Start monetizing APIs strategically

API monetization isn’t just a meter ticking up with every call anymore. The real gains come when pricing, partnerships, and product direction work as one. Treat the API like a business asset, and it starts creating value well beyond the code.

With DigitalAPI, you can track every API call in real time, so pricing changes rely on facts. Compliance checks happen automatically alongside usage tracking. Billing follows the same streamlined process, freeing teams to improve the product, deepen partnerships, and expand the API’s reach.

FAQs

1. What are API monetization models?

API monetization models are the ways you generate revenue from API usage. Common API monetization models include:

  • Usage-based pricing – charging per call or transaction.
  • Tiered subscriptions – offering set limits and features at different price points.
  • Freemium – free access with paid upgrades for advanced features.
  • Value-based pricing – tying cost to the measurable impact the API delivers.

2. What’s the difference between direct and indirect API monetization?

Direct API monetization means you charge for the API itself through subscriptions, usage-based pricing, or premium tiers. Indirect monetization doesn’t bill for access; instead, the API supports another revenue stream.

  • Direct – a payment gateway API that charges per transaction.
  • Indirect – a free API that encourages adoption of a paid analytics platform.

3. Can you monetize public APIs?

Yes, public APIs can generate revenue if you set the right structure around them. You might charge for high-volume access, premium endpoints, or advanced features while keeping basic use free.

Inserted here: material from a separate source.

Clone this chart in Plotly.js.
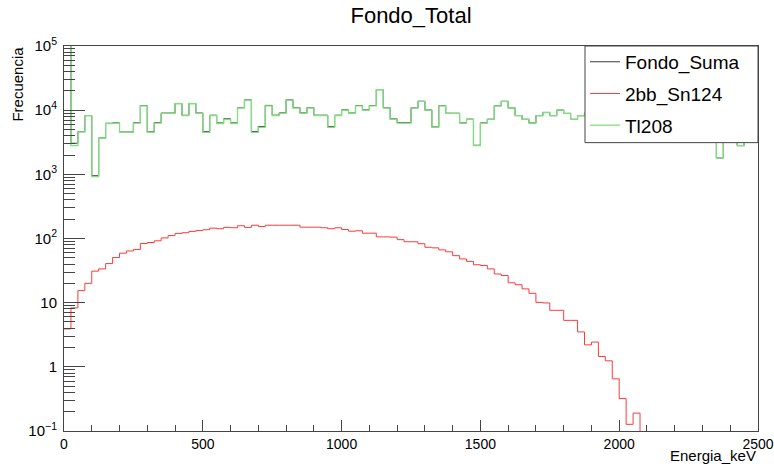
<!DOCTYPE html>
<html>
<head>
<meta charset="utf-8">
<script src="https://cdn.plot.ly/plotly-3.0.1.min.js"></script>
<style>html,body{margin:0;padding:0;background:#fff;}#chart{width:774px;height:468px;}</style>
</head>
<body>
<div id="chart"></div>
<script>
// Histogram binning: 100 bins of 25 keV from 0 to 2500 keV
const binMin = 0;
const binMax = 2500;
const nBins = 100;

// Fondo_Suma (sum of backgrounds), counts per bin
const fondoSuma = [
  130004, 3050, 4615, 8220, 951, 3684, 6241, 6351, 4559, 4564,
  6367, 11784, 4587, 6392, 9002, 9011, 12720, 8323, 12729, 9033,
  4637, 8345, 6342, 7349, 6347, 10958, 14449, 4661, 5554, 11861,
  8361, 9061, 14461, 10961, 9050, 10950, 8350, 8347, 5542, 8347,
  10138, 9030, 11832, 10121, 11821, 20906, 10906, 7305, 6396, 6389,
  10889, 13783, 10073, 5472, 11767, 8962, 8954, 6348, 7244, 2839,
  6338, 7234, 11728, 13727, 10820, 8219, 7216, 6314, 8210, 9210,
  8208, 10008, 8905, 7205, 8204, 9002, 7502, 10501, 8201, 6801,
  9600, 11200, 7800, 8600, 6500, 9900, 8300, 7400, 10200, 8800,
  6900, 9400, 7700, 8500, 1800, 7900, 8700, 2800, 7300, 9100
];

// 2bb_Sn124, counts per bin
const sn124 = [
  3.9, 8.3, 15.4, 20, 31, 33.6, 40.7, 50.5, 59, 64,
  67.3, 83.5, 86.6, 92, 102, 111, 120, 123, 129, 133,
  137, 145, 142, 149, 147, 158, 149, 161, 154, 161,
  161, 161, 161, 161, 150, 150, 150, 147, 142, 147,
  138, 130, 132, 121, 121, 106, 106, 105, 96, 89,
  89, 83, 73, 71.5, 66.5, 62, 54, 48, 44, 39,
  38, 33.6, 28, 26.5, 20.4, 19, 16.4, 14, 10.1, 9.9,
  7.6, 7.6, 5.3, 5.3, 3.5, 2.2, 2.43, 1.45, 1.24, 0.65,
  0.32, 0.127, 0.19, 0, 0, 0, 0, 0, 0, 0,
  0, 0, 0, 0, 0, 0, 0, 0, 0, 0
];

// Tl208, counts per bin
const tl208 = [
  130000, 2800, 4600, 8200, 920, 3650, 6200, 6300, 4500, 4500,
  6300, 11700, 4500, 6300, 8900, 8900, 12600, 8200, 12600, 8900,
  4500, 8200, 6200, 7200, 6200, 10800, 14300, 4500, 5400, 11700,
  8200, 8900, 14300, 10800, 8900, 10800, 8200, 8200, 5400, 8200,
  10000, 8900, 11700, 10000, 11700, 20800, 10800, 7200, 6300, 6300,
  10800, 13700, 10000, 5400, 11700, 8900, 8900, 6300, 7200, 2800,
  6300, 7200, 11700, 13700, 10800, 8200, 7200, 6300, 8200, 9200,
  8200, 10000, 8900, 7200, 8200, 9000, 7500, 10500, 8200, 6800,
  9600, 11200, 7800, 8600, 6500, 9900, 8300, 7400, 10200, 8800,
  6900, 9400, 7700, 8500, 1800, 7900, 8700, 2800, 7300, 9100
];

const seriesNames = ['Fondo_Suma', '2bb_Sn124', 'Tl208'];
const seriesColors = ['#3a3a3a', '#ff3a3a', '#80e080'];
const seriesWidths = [1, 1, 1.3];

const xTickVals = [0, 500, 1000, 1500, 2000, 2500];
const xTickText = ['0', '500', '1000', '1500', '2000', '2500'];
const yTickVals = [0.1, 1, 10, 100, 1000, 10000, 100000];
const yTickText = ['10<sup>\u22121</sup>', '1', '10', '10<sup>2</sup>', '10<sup>3</sup>', '10<sup>4</sup>', '10<sup>5</sup>'];

// ROOT draws empty bins at the bottom of a log axis: put them below the visible range
const emptyFloor = 1e-3;
const binWidth = (binMax - binMin) / nBins;
const edges = [];
for (let i = 0; i <= nBins; i++) edges.push(binMin + i * binWidth);

function stepTrace(values, name, color, width) {
  const ys = values.map(v => (v > 0 ? v : emptyFloor));
  ys.push(ys[ys.length - 1]);
  return {
    type: 'scatter', mode: 'lines', name: name,
    x: edges, y: ys,
    line: {shape: 'hv', color: color, width: width},
    legendgroup: name, hoverinfo: 'skip'
  };
}

const traces = seriesNames.map((n, k) =>
  stepTrace([fondoSuma, sn124, tl208][k], n, seriesColors[k], seriesWidths[k]));

const yMinor = [];
for (let d = -1; d <= 4; d++) for (let k = 2; k <= 9; k++) yMinor.push(k * Math.pow(10, d));

const font = 'Liberation Sans, Arial, Helvetica, sans-serif';
const axisColor = '#444';
const layout = {
  width: 774, height: 468,
  margin: {l: 64, r: 16, t: 46, b: 37, pad: 0},
  paper_bgcolor: '#fff', plot_bgcolor: '#fff',
  font: {family: font, color: '#000', size: 14},
  title: {text: 'Fondo_Total', font: {family: font, size: 22, color: '#000'},
          x: 0.5, xref: 'paper', xanchor: 'center', y: 1 - 15 / 468, yref: 'container', yanchor: 'middle'},
  showlegend: true,
  legend: {x: 0.7507, xanchor: 'left', y: 1.008, yanchor: 'top', bgcolor: 'rgba(0,0,0,0)',
           borderwidth: 0, font: {family: font, size: 19, color: '#000'},
           traceorder: 'grouped', tracegroupgap: 4, itemwidth: 30},
  shapes: [
    {type: 'rect', xref: 'paper', yref: 'paper', x0: 0.7507, x1: 1, y0: 0.749, y1: 1,
     fillcolor: '#fff', line: {color: axisColor, width: 1}, layer: 'above'}
  ],
  xaxis: {range: [binMin, binMax], showgrid: false, zeroline: false,
          showline: true, linecolor: axisColor, linewidth: 1, mirror: true,
          ticks: 'inside', ticklen: 11, tickcolor: axisColor, tickwidth: 1,
          tickmode: 'array', tickvals: xTickVals, ticktext: xTickText,
          tickfont: {size: 14},
          minor: {ticks: 'inside', ticklen: 6, dtick: 100, tick0: 0, tickcolor: axisColor, showgrid: false}},
  yaxis: {type: 'log', range: [-1, 5], showgrid: false, zeroline: false,
          showline: true, linecolor: axisColor, linewidth: 1, mirror: true,
          ticks: 'inside', ticklen: 21, tickcolor: axisColor, tickwidth: 1,
          tickmode: 'array', tickvals: yTickVals, ticktext: yTickText,
          tickfont: {size: 15}, ticklabelstandoff: 3,
          minor: {ticks: 'inside', ticklen: 11, tickmode: 'array', tickvals: yMinor, tickcolor: axisColor, showgrid: false}},
  annotations: [
    {text: 'Energia_keV', xref: 'paper', yref: 'paper', x: 1, y: -0.063,
     xanchor: 'right', yanchor: 'middle', showarrow: false, font: {family: font, size: 15, color: '#000'}},
    {text: 'Frecuencia', xref: 'paper', yref: 'paper', x: -0.067, y: 0.901, textangle: -90,
     xanchor: 'center', yanchor: 'middle', showarrow: false, font: {family: font, size: 15, color: '#000'}}
  ]
};

Plotly.newPlot('chart', traces, layout, {staticPlot: true, displayModeBar: false});
</script>
</body>
</html>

4. What is an example of a productized API?

A productized API is packaged, priced, and supported like a standalone product rather than just a technical resource. For example:

  • Stripe API – offers payment processing as a complete service with clear pricing, documentation, and support.
  • Twilio API – provides messaging and calling features with usage tiers and developer resources.

5. How does usage-based API billing work?

Usage-based API billing charges customers according to how much they use the API instead of a fixed fee. It could mean counting requests, data volume, or transactions.

  • Per-call pricing – cost tied to each API request.
  • Volume-based pricing – billing based on total data processed or number of transactions.
  • Hybrid models – a base subscription with added usage charges.

6. Which companies are successful in API monetization?

Several well-known companies have built strong revenue streams around their APIs. Examples include:

  • Stripe – monetizes payment processing APIs with per-transaction pricing.
  • Twilio – charges for messaging, voice, and video APIs on a usage basis.
  • Google Maps Platform – bills for location and mapping API requests by volume.

7. What tools are needed to monetize APIs?

You’ll need a few core tools to monetize APIs. When these parts are connected, monetization runs smoothly without pulling resources from core product work. Common essentials include:

  • API gateway – controls access, enforces limits, and secures requests.
  • Analytics and reporting – tracks usage patterns, performance, and revenue metrics.
  • Billing and payment systems – automate invoicing and charge customers based on their plan.
  • API developer portal – provides documentation, onboarding, and self-service account management.